>> BEGIN Data

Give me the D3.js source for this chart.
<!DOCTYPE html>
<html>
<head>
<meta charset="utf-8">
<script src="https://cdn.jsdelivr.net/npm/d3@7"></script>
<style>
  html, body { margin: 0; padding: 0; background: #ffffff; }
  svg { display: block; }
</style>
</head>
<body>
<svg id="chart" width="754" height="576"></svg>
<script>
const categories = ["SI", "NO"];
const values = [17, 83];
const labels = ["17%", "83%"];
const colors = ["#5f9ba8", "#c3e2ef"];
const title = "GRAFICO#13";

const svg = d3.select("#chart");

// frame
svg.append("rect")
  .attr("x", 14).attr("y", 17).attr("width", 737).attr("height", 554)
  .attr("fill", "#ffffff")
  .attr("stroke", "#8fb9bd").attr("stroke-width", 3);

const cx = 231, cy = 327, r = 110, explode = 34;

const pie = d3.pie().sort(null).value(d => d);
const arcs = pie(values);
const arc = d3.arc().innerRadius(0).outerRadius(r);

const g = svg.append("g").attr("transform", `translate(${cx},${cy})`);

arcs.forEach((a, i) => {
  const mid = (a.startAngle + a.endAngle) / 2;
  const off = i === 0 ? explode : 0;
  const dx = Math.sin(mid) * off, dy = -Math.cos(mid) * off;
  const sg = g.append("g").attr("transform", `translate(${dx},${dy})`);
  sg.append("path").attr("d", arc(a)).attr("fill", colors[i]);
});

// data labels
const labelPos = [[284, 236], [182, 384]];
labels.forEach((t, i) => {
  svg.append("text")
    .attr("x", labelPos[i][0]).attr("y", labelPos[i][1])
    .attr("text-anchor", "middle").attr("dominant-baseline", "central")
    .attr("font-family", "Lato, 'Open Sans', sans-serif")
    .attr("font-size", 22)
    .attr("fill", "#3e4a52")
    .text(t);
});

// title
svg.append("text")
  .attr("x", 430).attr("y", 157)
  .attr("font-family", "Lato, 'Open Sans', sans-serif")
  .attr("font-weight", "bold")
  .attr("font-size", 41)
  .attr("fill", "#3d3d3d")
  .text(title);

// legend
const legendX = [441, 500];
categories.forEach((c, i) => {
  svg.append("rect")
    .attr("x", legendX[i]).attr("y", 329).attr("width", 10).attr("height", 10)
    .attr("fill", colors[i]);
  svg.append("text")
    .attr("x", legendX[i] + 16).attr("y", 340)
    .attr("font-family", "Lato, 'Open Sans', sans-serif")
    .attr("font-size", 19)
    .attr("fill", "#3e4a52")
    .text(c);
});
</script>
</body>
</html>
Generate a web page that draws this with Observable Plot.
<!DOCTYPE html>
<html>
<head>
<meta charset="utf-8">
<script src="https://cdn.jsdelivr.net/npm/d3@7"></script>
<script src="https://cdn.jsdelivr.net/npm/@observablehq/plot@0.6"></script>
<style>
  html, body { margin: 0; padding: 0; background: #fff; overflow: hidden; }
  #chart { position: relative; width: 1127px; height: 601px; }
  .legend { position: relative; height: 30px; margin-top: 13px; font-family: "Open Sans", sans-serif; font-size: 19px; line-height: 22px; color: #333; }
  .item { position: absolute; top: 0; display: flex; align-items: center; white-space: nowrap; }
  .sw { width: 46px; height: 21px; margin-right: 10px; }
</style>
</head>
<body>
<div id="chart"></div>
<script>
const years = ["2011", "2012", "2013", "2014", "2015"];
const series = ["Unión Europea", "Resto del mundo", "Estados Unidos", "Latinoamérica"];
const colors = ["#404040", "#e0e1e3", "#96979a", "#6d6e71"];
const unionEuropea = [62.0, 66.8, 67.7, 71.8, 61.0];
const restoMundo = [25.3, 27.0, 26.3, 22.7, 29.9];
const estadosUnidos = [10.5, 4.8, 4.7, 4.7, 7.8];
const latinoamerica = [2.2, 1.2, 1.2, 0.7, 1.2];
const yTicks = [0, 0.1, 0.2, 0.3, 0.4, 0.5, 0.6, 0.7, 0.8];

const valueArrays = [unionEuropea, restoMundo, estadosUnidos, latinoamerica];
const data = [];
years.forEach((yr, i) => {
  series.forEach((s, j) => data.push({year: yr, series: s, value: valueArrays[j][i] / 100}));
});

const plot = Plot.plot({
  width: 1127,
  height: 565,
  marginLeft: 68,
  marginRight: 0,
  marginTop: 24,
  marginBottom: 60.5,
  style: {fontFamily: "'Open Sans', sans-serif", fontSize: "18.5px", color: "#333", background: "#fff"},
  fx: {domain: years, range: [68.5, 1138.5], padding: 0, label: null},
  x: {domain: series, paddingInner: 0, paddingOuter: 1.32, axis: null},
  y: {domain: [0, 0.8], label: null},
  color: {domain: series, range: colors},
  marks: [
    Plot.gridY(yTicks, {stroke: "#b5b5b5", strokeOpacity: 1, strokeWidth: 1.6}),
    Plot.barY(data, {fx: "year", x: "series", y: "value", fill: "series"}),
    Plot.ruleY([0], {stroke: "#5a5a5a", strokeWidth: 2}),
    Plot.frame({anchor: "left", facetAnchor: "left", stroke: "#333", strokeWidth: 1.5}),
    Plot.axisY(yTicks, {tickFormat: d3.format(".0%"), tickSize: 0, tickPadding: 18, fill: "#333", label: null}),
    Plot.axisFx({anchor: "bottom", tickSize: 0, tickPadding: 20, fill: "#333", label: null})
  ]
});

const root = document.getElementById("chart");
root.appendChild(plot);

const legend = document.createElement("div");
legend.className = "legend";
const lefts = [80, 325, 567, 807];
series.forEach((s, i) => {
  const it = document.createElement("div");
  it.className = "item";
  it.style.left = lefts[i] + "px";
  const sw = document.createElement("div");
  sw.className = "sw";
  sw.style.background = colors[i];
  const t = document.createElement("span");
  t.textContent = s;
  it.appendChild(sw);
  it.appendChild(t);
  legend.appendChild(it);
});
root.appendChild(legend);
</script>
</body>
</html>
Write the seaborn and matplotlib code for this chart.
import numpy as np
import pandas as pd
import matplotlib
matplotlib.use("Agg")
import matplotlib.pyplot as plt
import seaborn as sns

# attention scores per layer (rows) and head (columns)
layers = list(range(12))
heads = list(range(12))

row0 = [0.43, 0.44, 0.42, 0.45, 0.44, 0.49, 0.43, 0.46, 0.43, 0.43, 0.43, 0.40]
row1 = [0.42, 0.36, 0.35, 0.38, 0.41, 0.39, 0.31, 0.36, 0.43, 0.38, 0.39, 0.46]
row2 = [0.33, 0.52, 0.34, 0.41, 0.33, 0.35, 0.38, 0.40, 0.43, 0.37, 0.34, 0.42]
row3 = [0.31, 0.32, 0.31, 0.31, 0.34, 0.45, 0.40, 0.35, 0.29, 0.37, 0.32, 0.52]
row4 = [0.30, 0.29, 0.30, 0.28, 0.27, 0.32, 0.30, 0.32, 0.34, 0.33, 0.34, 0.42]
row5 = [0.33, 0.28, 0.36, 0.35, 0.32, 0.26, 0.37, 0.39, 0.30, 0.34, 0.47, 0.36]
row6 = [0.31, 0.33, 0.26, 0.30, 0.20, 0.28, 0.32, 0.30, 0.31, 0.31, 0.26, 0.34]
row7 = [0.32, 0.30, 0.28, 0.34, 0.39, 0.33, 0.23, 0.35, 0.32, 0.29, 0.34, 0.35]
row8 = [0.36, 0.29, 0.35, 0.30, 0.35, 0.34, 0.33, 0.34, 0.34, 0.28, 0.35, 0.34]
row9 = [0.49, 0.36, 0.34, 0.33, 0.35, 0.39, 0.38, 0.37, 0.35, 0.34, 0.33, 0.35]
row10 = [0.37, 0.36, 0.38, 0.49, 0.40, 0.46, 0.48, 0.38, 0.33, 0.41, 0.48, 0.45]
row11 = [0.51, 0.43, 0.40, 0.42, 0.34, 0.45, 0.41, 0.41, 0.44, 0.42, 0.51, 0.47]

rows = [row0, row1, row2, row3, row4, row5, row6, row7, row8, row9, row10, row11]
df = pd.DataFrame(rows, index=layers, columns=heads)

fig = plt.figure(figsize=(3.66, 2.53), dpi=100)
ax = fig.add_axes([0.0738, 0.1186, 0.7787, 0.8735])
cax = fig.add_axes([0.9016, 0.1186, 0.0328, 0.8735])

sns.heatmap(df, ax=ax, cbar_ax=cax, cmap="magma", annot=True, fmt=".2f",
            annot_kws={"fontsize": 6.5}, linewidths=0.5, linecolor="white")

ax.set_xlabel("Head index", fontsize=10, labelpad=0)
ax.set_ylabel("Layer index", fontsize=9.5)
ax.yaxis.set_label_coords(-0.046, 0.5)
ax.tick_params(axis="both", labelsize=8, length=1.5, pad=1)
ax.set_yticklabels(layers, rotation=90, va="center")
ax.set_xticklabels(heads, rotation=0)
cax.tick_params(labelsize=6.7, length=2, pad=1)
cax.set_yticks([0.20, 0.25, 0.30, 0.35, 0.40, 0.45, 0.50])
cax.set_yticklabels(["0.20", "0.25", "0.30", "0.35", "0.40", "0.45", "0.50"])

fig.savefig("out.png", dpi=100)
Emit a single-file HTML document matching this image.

>> END Data

### [What the task requires]
Only the number is wanted: how many lines in the preceding entries hold the string "document"?

### [Correct answer]
6